Mısırlı akademisyen ve uluslararası ilişkiler araştırmacısı Beşir Abdulfettah da İçişleri Bakanlığı'nın açıklamasında Hasm Hareketi'nin terör planının Türkiye'deki Müslüman Kardeşler unsurlarıyla bağlantısına atıfta bulunulmasının ‘Kahire ile Ankara arasındaki ikili ilişkilerin gidişatını etkilemeyeceği’ görüşünde.

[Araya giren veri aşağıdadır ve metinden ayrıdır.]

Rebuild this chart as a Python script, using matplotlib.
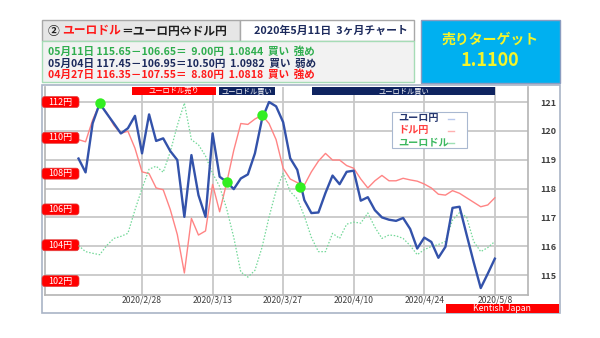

Şarku’l Avsat'a konuşan Abdulfettah, ‘Mısır ve Türkiye'nin Müslüman Kardeşler dosyasındaki herhangi bir çatışmanın iki ülke arasındaki ilişkilerin gelişimini etkilemesine izin vermeme konusunda anlaştıklarını’ söyledi ve ‘Müslüman Kardeşler dosyasının diğer dosyaların önüne geçtiği bir dönemde ilişkilerin merkezinde yer aldığını ve anlaşmazlık nedeni olduğunu’ belirtti.

Abdulfettah, “Müslüman Kardeşler dosyasının yerine stratejik ve ekonomik dosyalar konuldu ve bu da Mısır ve Türkiye'nin ikili ilişkileri güçlendirmede ilerleme kaydetmesini sağladı. Ankara, Mısır'ın Hasm Hareketi’ne karşı attığı adımları anlıyor ve destekliyor. Türkiye, Mısır tarafıyla stratejik çıkarlara değer veriyor” şeklinde konuştu.

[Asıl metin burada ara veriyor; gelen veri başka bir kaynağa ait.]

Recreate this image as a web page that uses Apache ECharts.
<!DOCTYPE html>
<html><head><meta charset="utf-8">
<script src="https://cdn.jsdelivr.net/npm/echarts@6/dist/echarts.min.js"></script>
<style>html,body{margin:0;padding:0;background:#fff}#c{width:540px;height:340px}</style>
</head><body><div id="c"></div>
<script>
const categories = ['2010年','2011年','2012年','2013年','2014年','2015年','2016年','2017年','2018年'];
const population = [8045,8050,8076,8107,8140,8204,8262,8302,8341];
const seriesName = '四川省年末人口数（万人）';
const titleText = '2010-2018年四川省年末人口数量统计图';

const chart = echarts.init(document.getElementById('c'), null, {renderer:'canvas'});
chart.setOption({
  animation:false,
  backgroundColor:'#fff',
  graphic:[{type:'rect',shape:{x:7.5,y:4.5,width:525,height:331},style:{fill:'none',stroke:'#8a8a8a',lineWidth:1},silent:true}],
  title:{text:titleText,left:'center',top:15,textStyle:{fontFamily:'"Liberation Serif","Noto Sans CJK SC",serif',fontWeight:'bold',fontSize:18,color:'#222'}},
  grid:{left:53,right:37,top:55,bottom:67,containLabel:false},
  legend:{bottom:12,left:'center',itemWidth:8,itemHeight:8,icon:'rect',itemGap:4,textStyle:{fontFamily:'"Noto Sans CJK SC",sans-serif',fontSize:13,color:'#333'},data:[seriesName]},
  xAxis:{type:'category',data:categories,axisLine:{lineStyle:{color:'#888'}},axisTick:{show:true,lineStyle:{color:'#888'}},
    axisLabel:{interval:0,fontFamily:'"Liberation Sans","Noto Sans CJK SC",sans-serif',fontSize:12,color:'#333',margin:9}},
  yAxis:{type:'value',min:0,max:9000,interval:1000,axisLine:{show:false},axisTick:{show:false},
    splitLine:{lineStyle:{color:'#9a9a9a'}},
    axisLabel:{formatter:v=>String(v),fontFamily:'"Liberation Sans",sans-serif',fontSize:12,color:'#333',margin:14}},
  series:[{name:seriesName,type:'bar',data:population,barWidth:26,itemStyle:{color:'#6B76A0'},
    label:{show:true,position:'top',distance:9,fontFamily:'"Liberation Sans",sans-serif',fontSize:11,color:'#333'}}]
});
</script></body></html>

Mısır-Türkiye ilişkileri, Ankara'nın 30 Haziran 2013'teki gösterilerin ardından yasaklı Müslüman Kardeşler'e verdiği destek nedeniyle on yıldır süren kopukluk ve gerginliğin ardından giderek normalleşme eğilimine girdi.

Mart 2021'de Ankara, Mısır ile diplomatik temasların yeniden başladığını duyurdu. Türk makamları daha sonra Müslüman Kardeşler yanlısı üç kanaldan (Mekameleen, Vatan ve eş-Şark) ‘Mısır'a karşı kışkırtıcı programlarını durdurmalarını ya da Türkiye topraklarından yayınlarını kalıcı olarak durdurmalarını’ talep etti.

Mısır eski Dışişleri Bakan Yardımcısı ve Mısır Dış İlişkiler Konseyi üyesi Reha Ahmed Hasan, Mısır İçişleri Bakanlığı'nın Türkiye'ye yaptığı atfın ‘Ankara-Kahire ilişkilerini etkilemeyeceğini’ söyledi. Hasan Şarku’l Avsat'a verdiği demeçte, “Ankara, Kahire ile ilişkilerine önem veriyor ve şu anda komşu ülkelerle sıfır sorun politikası izliyor” dedi. Hasan, İçişleri Bakanlığı açıklamasında Hasm Hareketi’nin Türkiye'ye kaçan Müslüman Kardeşler unsurlarıyla bağlantısına atıfta bulunulmasını ‘örgüt unsurlarının 2013 yılında Türkiye'ye kaçtığı gerçeğini kabul ettiği ve Ankara'ya yönelik herhangi bir suçlama içermediği’ değerlendirmesinde bulundu.